Fisher Parrish is pleased to present "Beaded Talisman for Unwell Daughter", a solo exhibition of new works by Los Angeles based artist Annelie McKenzie, organized by artist and curator Adrianne Rubenstein.

A path exists among these works that beckons to the history I actually want to be a part of. The appropriation is utterly appropriate. The tableaux themselves are like vignettes from within a story, and let’s say that book is a bit archaic, and the scenes feel as if you’re discovering them by candlelight. You were sleeping in a dimly lit auditorium, spiderwebs accumulating along the ceiling; there was a brief discussion of female artists.

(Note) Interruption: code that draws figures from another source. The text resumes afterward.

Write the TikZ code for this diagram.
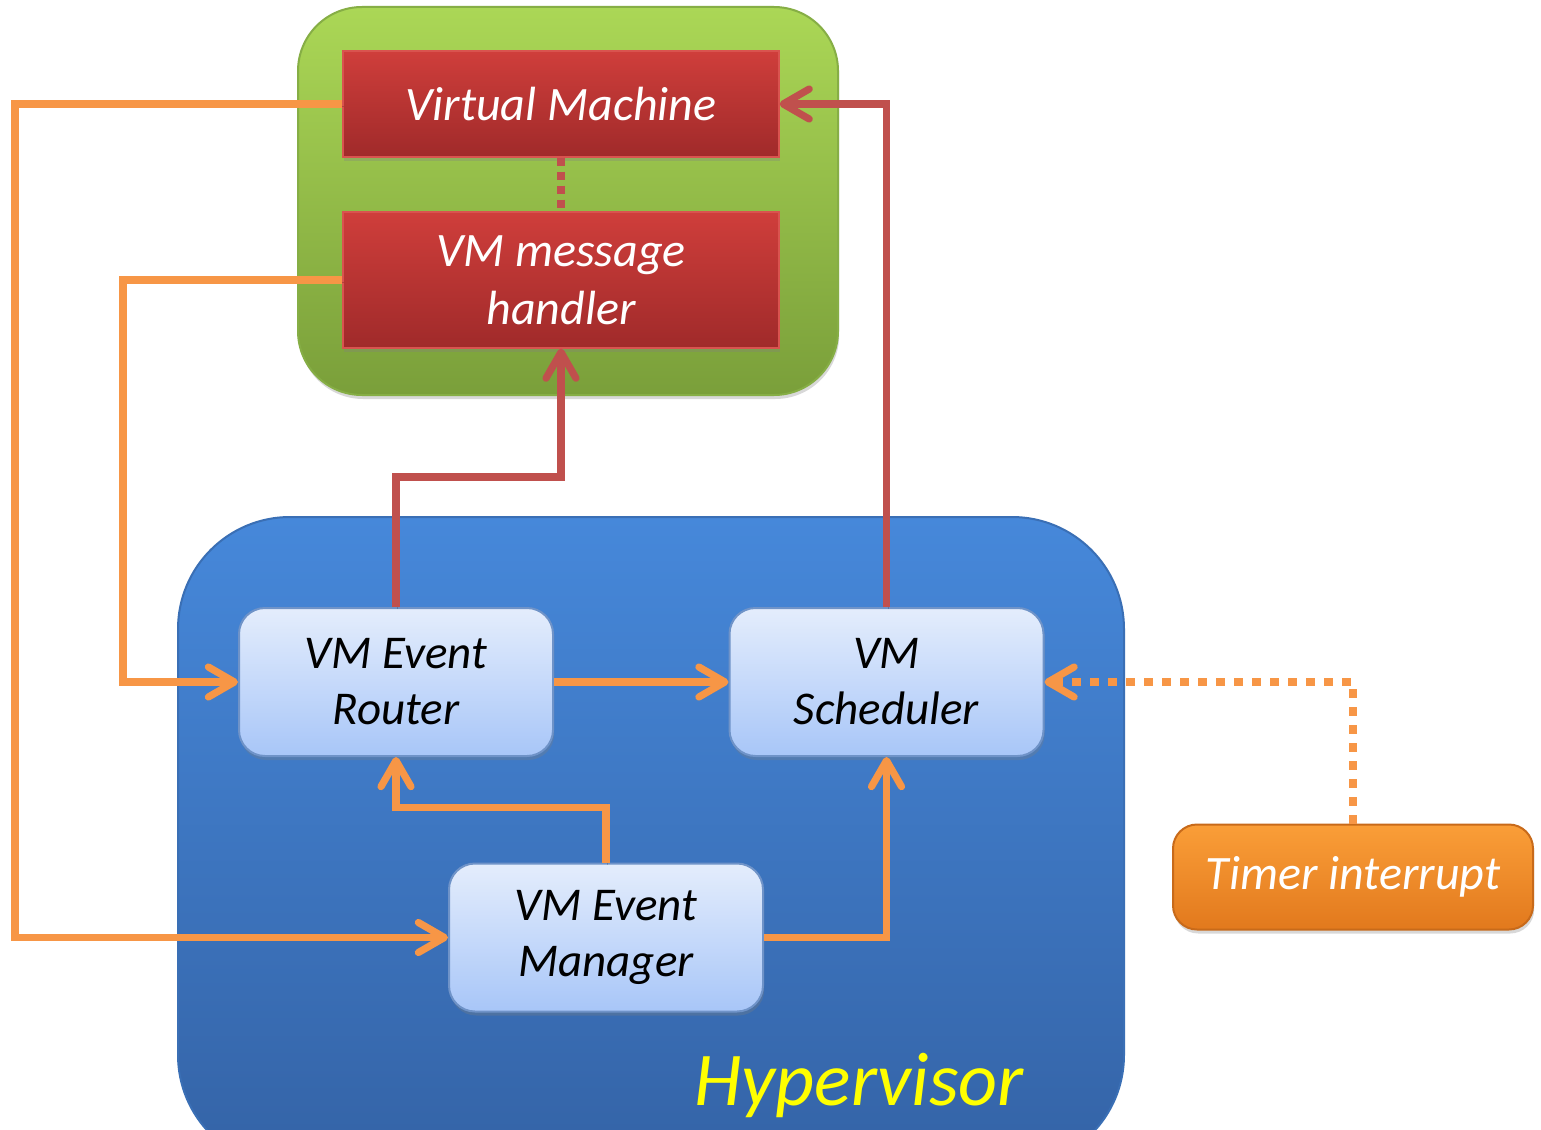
\documentclass[tikz,border=0pt]{standalone}
\usepackage{fontspec}
\setmainfont{Carlito}
\usetikzlibrary{arrows.meta,shadows}

\definecolor{orangeline}{HTML}{F79646}
\definecolor{redline}{HTML}{C0504D}
\definecolor{greentop}{HTML}{ABD756}
\definecolor{greenbot}{HTML}{7A9F3A}
\definecolor{greenrim}{HTML}{86AE45}
\definecolor{redtop}{HTML}{CF3E3B}
\definecolor{redbot}{HTML}{A02A2A}
\definecolor{redrim}{HTML}{D9534F}
\definecolor{bluetop}{HTML}{4688DA}
\definecolor{bluebot}{HTML}{3463A6}
\definecolor{bluerim}{HTML}{3A6FB5}
\definecolor{paletop}{HTML}{E4EDFC}
\definecolor{palebot}{HTML}{A8C6F8}
\definecolor{palerim}{HTML}{6F93C8}
\definecolor{ambertop}{HTML}{FA9E38}
\definecolor{amberbot}{HTML}{E2791D}
\definecolor{amberrim}{HTML}{C86A1A}
\definecolor{hvyellow}{HTML}{FFFF00}

\tikzset{
  barbtip/.tip={Straight Barb[length=13pt,width=15pt,line width=3.6pt,round]},
  softshadow/.style={drop shadow={shadow xshift=0.6pt,shadow yshift=-2pt,opacity=0.3}},
  lineshadow/.style={preaction={draw=black,draw opacity=0.18,
    transform canvas={xshift=0.8pt,yshift=-1.2pt}}},
  vmbox/.style={draw=redrim,line width=0.6pt,top color=redtop,bottom color=redbot,
    minimum width=218pt,text=white,align=center,softshadow,
    font=\itshape\fontsize{24pt}{29pt}\selectfont},
  hvbox/.style={draw=palerim,line width=1pt,rounded corners=13pt,top color=paletop,
    bottom color=palebot,minimum width=157pt,minimum height=74pt,align=center,
    softshadow,font=\itshape\fontsize{23.5pt}{28pt}\selectfont},
  oarrow/.style={draw=orangeline,line width=3.6pt,lineshadow,-barbtip},
  rarrow/.style={draw=redline,line width=3.6pt,lineshadow,-barbtip},
  odotted/.style={draw=orangeline,line width=3.8pt,dash pattern=on 4.5pt off 4.5pt,
    -barbtip},
  rdotted/.style={draw=redline,line width=3.6pt,dash pattern=on 4pt off 3pt},
}

\begin{document}
\begin{tikzpicture}[x=0.5pt,y=-0.5pt]
  \clip (0,0) rectangle (1541,1129);
  \fill[white] (0,0) rectangle (1541,1129);

  % containers
  \node (guest) [draw=greenrim,line width=1pt,rounded corners=32pt,
    top color=greentop,bottom color=greenbot,minimum width=270pt,
    minimum height=194pt,softshadow] at (568,201) {};
  \node (hyp) [draw=bluerim,line width=1pt,rounded corners=56pt,
    top color=bluetop,bottom color=bluebot,minimum width=473pt,
    minimum height=325pt] at (651,842) {};
  \node (hvlabel) [anchor=base,text=hvyellow,
    font=\itshape\fontsize{38pt}{42pt}\selectfont] at (859,1105) {Hypervisor};

  % guest side
  \node (vm) [vmbox,minimum height=53pt] at (561,104) {Virtual Machine};
  \node (mh) [vmbox,minimum height=68pt] at (561,280) {VM message\\handler};

  % hypervisor components
  \node (router) [hvbox] at (396,682) {VM Event\\Router};
  \node (sched) [hvbox] at (886.5,682) {VM\\Scheduler};
  \node (mgr) [hvbox] at (606,937.5) {VM Event\\Manager};

  % interrupt source
  \node (timer) [draw=amberrim,line width=1pt,rounded corners=12pt,
    top color=ambertop,bottom color=amberbot,minimum width=180pt,
    minimum height=52.5pt,text=white,softshadow,
    font=\itshape\fontsize{24pt}{29pt}\selectfont] at (1353,877) {Timer interrupt};

  % routing columns on the left
  \coordinate (outer) at (15,0);
  \coordinate (inner) at (123,0);

  % connectors
  \draw[rdotted] (vm.south) -- (mh.north);
  \draw[oarrow] (vm.west) -- (vm.west -| outer) |- (mgr.west);
  \draw[oarrow] (mh.west) -- (mh.west -| inner) |- (router.west);
  \draw[oarrow] (router.east) -- (sched.west);
  \draw[oarrow] (mgr.north) -- ++(0,-55) -| (router.south);
  \draw[oarrow] (mgr.east) -| (sched.south);
  \draw[odotted] (timer.north) |- (sched.east);
  \draw[rarrow] (router.north) -- ++(0,-130) -| (mh.south);
  \draw[rarrow] (sched.north) |- (vm.east);
\end{tikzpicture}
\end{document}
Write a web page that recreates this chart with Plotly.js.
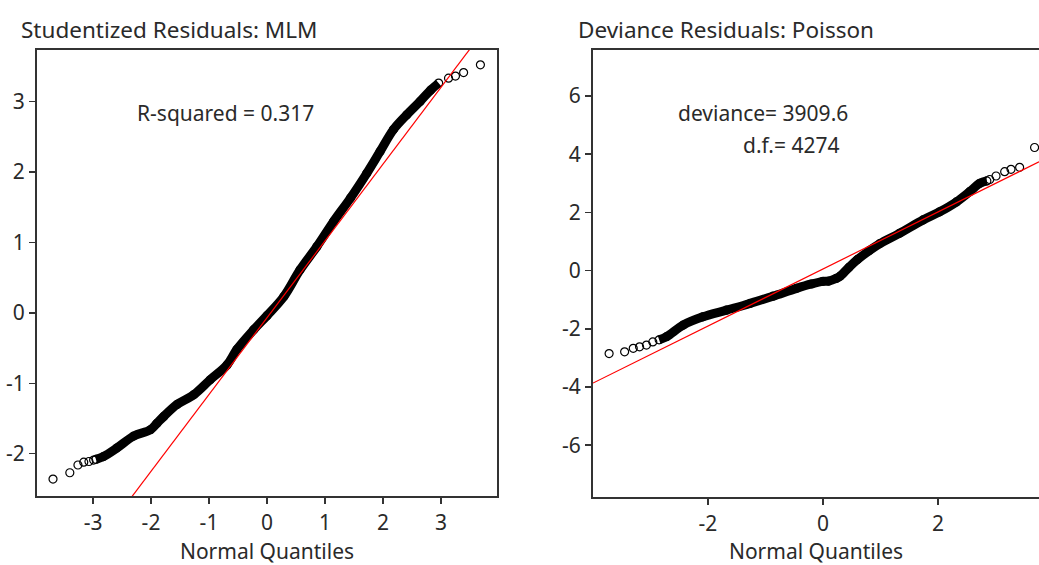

"Beaded Talisman for Unwell Daughter" is a painting of a woman jaundiced from illness, her face a donut slathered in custard creme—a detailed prop among frilly blankets. The subject of the work is Anna Alma Tadema, a British artist from a family of artists, born in 1867 and deceased in poverty and obscurity in 1943. Tadema is remembered as a subject from within her more famous father’s paintings, although he died forgotten and penniless too. The basis for McKenzie’s painting is an exquisitely detailed self-portrait, a watercolor which somehow survived, and a cryptic memento—a finite collapsing of past and present.

McKenzie’s work is brazen and brash and addresses its subject obliquely, informatively. She is a detective, but isn’t cool or slick about it. Her works are painted on purses and cocktail pouches, the likes of which may have held lipsticks and tranquilizers. Among sequences of pastoral bliss, not that those are ever quite what they seem, McKenzie addresses paintings so historic that one can recognize them by the heft of their weaponry. Her version of Artemesia Gentileschi’s ‘Jael and Sisera’, painted in pinks on a cream colored clutch, features bodies with marbleized flesh and a chemically hued background of tinted crimson. The sequins feel like a botched version of pointillism, swapping exactitude for a quality of faded and stained lace. Tiny ersatz pearls line the scalloped exterior of the bag, framing the piece while camouflaging its zipper.

The concept of purse as canvas stems from the artist’s observation that men don’t really like purses and so, it’s a witching spell that jokingly tells them to stay away. Gravely but with glee, McKenzie describes a history that has been abbreviated through misappropriation and a general lack of attention. Do you know that meme that says ‘We riot at midnight’ hidden in the body of a text about eyeliner? McKenzie’s paintings are a tribute to a great many such riots, inviting us to experience the joy and fascination of telling one’s story through the channels of the past.